═══ Records for the exercise ═══
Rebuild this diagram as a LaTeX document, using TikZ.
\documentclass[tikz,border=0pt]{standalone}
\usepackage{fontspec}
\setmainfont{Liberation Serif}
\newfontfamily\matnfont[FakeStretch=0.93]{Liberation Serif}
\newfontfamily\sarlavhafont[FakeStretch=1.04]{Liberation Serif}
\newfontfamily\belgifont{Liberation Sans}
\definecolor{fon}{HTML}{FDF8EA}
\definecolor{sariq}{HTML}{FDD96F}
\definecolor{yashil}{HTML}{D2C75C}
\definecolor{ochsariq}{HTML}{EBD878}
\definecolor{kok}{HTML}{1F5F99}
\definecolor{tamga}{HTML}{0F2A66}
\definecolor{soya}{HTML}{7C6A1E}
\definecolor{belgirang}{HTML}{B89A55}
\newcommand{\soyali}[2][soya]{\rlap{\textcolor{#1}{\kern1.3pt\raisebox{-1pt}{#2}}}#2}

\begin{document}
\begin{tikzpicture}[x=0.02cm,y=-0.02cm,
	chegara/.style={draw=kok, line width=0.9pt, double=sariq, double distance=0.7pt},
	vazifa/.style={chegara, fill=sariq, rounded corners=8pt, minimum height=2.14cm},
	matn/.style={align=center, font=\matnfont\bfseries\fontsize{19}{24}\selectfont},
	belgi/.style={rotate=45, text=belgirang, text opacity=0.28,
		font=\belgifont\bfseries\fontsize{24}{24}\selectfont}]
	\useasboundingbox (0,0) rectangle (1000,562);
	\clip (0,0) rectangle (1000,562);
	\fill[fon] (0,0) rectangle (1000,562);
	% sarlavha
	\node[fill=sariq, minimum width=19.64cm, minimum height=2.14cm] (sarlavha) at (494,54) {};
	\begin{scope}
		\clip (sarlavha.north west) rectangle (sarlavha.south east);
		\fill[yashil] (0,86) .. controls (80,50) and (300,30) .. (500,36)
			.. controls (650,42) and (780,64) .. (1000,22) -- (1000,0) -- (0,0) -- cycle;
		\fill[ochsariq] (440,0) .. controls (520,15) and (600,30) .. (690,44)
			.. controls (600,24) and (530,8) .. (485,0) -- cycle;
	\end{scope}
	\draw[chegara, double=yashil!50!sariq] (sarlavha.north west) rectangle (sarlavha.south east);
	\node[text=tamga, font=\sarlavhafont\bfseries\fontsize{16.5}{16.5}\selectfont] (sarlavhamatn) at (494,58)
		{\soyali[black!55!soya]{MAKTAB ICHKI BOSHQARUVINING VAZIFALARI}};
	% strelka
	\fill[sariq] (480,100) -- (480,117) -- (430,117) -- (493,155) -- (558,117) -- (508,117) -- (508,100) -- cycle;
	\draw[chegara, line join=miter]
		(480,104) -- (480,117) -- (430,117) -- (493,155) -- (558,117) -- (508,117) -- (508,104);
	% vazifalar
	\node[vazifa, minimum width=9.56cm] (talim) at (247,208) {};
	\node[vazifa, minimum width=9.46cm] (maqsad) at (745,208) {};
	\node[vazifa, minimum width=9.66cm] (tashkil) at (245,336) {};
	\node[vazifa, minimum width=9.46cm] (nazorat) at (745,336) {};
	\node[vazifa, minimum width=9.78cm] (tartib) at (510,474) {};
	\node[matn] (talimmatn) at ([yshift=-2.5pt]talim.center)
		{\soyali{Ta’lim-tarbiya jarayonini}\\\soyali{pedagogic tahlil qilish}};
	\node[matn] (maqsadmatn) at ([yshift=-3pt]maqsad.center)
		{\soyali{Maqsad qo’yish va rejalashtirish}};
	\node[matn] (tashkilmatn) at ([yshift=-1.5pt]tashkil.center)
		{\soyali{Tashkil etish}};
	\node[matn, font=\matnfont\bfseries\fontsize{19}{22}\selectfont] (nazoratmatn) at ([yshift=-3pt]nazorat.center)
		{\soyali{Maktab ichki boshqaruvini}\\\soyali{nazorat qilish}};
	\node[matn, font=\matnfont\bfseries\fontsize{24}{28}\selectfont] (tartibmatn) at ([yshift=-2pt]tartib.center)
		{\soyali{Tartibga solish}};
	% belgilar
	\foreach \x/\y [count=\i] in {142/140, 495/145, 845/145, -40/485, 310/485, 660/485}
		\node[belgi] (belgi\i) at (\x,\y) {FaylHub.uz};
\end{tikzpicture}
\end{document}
═══
═══ Records for the exercise ═══
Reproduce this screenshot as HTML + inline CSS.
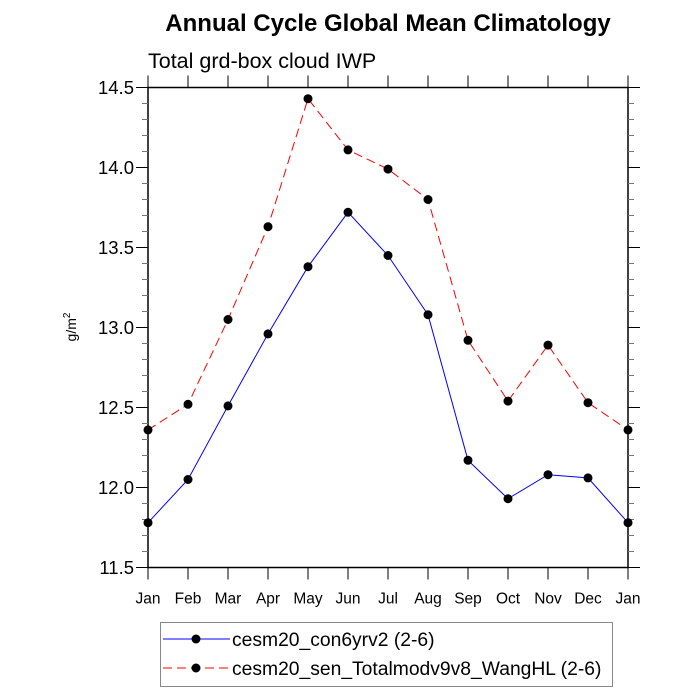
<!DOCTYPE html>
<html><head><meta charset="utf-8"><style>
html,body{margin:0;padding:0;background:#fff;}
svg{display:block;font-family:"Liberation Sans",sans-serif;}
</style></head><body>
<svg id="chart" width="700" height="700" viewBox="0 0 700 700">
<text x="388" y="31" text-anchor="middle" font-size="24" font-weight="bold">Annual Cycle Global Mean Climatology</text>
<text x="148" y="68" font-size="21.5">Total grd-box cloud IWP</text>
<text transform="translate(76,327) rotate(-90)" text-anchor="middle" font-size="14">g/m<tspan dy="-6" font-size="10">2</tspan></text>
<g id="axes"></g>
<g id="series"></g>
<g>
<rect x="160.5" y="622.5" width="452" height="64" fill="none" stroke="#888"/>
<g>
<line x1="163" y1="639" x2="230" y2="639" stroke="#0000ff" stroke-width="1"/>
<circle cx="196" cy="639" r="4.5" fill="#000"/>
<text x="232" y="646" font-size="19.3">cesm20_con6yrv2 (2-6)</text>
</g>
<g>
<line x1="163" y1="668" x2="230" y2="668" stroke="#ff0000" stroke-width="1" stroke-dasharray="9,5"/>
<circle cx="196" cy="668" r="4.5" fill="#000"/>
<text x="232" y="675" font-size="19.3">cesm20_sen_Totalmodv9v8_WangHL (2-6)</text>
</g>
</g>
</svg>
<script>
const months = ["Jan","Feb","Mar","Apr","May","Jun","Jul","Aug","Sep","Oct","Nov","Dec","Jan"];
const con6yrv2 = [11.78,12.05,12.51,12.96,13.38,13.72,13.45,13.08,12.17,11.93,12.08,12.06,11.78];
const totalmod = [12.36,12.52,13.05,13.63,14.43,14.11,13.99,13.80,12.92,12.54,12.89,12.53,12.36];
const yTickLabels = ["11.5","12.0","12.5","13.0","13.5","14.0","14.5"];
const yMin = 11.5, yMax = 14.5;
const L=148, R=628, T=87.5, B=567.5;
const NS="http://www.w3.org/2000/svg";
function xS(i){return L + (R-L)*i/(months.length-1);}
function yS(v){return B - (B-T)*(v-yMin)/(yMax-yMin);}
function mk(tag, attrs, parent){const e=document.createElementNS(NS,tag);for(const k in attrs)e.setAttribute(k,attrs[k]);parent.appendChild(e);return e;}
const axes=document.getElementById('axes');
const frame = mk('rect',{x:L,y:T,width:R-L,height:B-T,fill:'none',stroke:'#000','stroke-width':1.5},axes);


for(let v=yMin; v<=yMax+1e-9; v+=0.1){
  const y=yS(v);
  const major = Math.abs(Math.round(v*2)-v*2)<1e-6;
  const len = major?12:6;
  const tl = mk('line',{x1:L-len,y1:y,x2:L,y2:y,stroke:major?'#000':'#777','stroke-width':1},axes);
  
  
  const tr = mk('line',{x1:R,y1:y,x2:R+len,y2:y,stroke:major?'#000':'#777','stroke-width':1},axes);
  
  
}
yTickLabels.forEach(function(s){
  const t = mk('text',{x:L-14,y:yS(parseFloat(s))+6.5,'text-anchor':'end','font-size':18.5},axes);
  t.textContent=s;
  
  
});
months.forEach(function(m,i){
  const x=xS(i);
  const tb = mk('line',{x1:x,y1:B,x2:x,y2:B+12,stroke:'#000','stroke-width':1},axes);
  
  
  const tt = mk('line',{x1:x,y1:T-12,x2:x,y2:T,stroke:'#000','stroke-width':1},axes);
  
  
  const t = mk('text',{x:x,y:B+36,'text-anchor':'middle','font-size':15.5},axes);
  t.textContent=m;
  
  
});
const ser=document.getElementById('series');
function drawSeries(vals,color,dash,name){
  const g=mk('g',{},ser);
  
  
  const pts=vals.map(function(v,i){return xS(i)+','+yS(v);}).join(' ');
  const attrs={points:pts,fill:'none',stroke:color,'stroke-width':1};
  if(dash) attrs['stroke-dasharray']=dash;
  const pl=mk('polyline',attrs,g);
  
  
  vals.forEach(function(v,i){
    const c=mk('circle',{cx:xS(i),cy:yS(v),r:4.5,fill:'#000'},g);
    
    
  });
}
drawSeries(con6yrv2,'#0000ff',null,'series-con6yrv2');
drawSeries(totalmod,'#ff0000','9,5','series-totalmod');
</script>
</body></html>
═══
═══ Records for the exercise ═══
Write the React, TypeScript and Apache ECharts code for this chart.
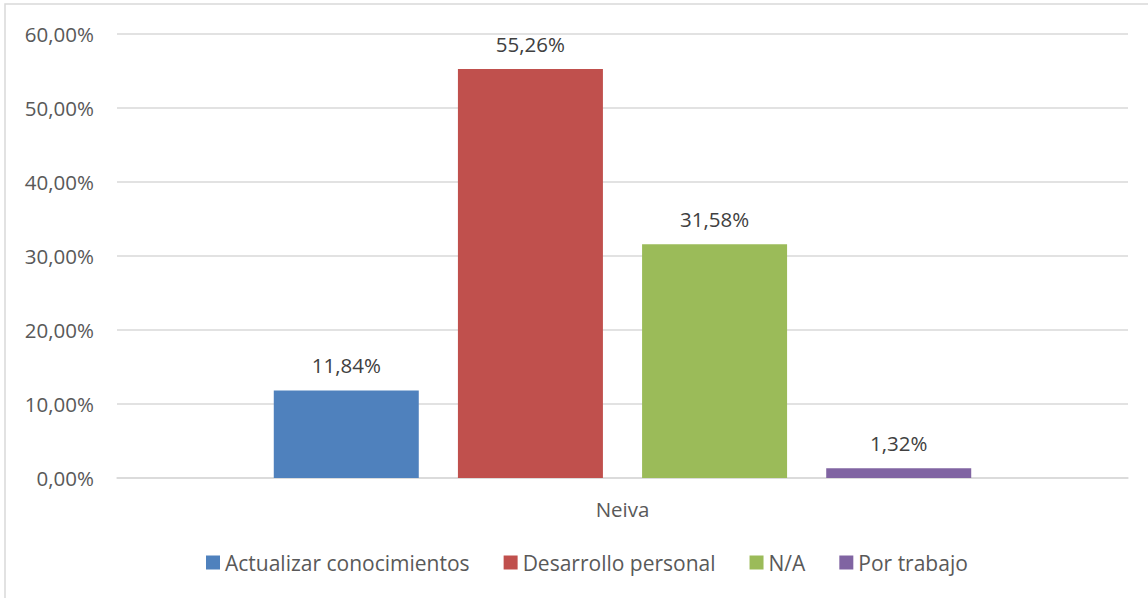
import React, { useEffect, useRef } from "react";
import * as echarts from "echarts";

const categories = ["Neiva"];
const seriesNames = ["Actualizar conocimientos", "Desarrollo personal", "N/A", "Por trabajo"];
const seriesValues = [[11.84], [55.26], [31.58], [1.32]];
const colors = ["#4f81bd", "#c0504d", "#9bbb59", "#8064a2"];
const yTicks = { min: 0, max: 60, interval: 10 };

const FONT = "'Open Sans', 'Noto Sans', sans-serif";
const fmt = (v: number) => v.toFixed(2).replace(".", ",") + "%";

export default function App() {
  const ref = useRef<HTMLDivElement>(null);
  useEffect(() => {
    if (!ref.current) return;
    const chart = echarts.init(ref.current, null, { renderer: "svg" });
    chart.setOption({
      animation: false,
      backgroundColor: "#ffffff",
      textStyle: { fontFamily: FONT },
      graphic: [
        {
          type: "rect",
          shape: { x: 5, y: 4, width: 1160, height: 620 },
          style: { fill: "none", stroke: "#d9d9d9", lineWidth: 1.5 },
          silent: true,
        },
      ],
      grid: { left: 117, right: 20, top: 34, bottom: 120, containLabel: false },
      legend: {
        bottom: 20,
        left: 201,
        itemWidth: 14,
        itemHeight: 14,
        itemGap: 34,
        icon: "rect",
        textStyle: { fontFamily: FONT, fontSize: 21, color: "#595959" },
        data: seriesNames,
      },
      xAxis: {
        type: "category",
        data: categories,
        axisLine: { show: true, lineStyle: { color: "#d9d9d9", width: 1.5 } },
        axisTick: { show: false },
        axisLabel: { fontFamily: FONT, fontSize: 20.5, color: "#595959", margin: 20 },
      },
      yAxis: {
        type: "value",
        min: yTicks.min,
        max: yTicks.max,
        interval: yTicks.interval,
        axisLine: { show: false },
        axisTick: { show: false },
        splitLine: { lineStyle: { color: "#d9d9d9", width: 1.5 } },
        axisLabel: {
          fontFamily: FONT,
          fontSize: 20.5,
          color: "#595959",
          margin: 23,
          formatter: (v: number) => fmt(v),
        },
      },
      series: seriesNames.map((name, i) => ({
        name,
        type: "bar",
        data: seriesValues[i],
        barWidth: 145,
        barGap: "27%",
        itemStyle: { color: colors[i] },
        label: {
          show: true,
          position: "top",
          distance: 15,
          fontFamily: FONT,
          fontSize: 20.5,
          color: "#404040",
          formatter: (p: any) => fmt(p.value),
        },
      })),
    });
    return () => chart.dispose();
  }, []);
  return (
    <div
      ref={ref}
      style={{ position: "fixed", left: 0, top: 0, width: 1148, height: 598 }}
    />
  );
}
═══
Work to be completed >>
Omit all pictures, and reproduce exactly the lines from the one holding "Write the React, TypeScript" through the one holding "const fmt = (v: number)", both included.

Full output >>
Write the React, TypeScript and Apache ECharts code for this chart.
import React, { useEffect, useRef } from "react";
import * as echarts from "echarts";

const categories = ["Neiva"];
const seriesNames = ["Actualizar conocimientos", "Desarrollo personal", "N/A", "Por trabajo"];
const seriesValues = [[11.84], [55.26], [31.58], [1.32]];
const colors = ["#4f81bd", "#c0504d", "#9bbb59", "#8064a2"];
const yTicks = { min: 0, max: 60, interval: 10 };

const FONT = "'Open Sans', 'Noto Sans', sans-serif";
const fmt = (v: number) => v.toFixed(2).replace(".", ",") + "%";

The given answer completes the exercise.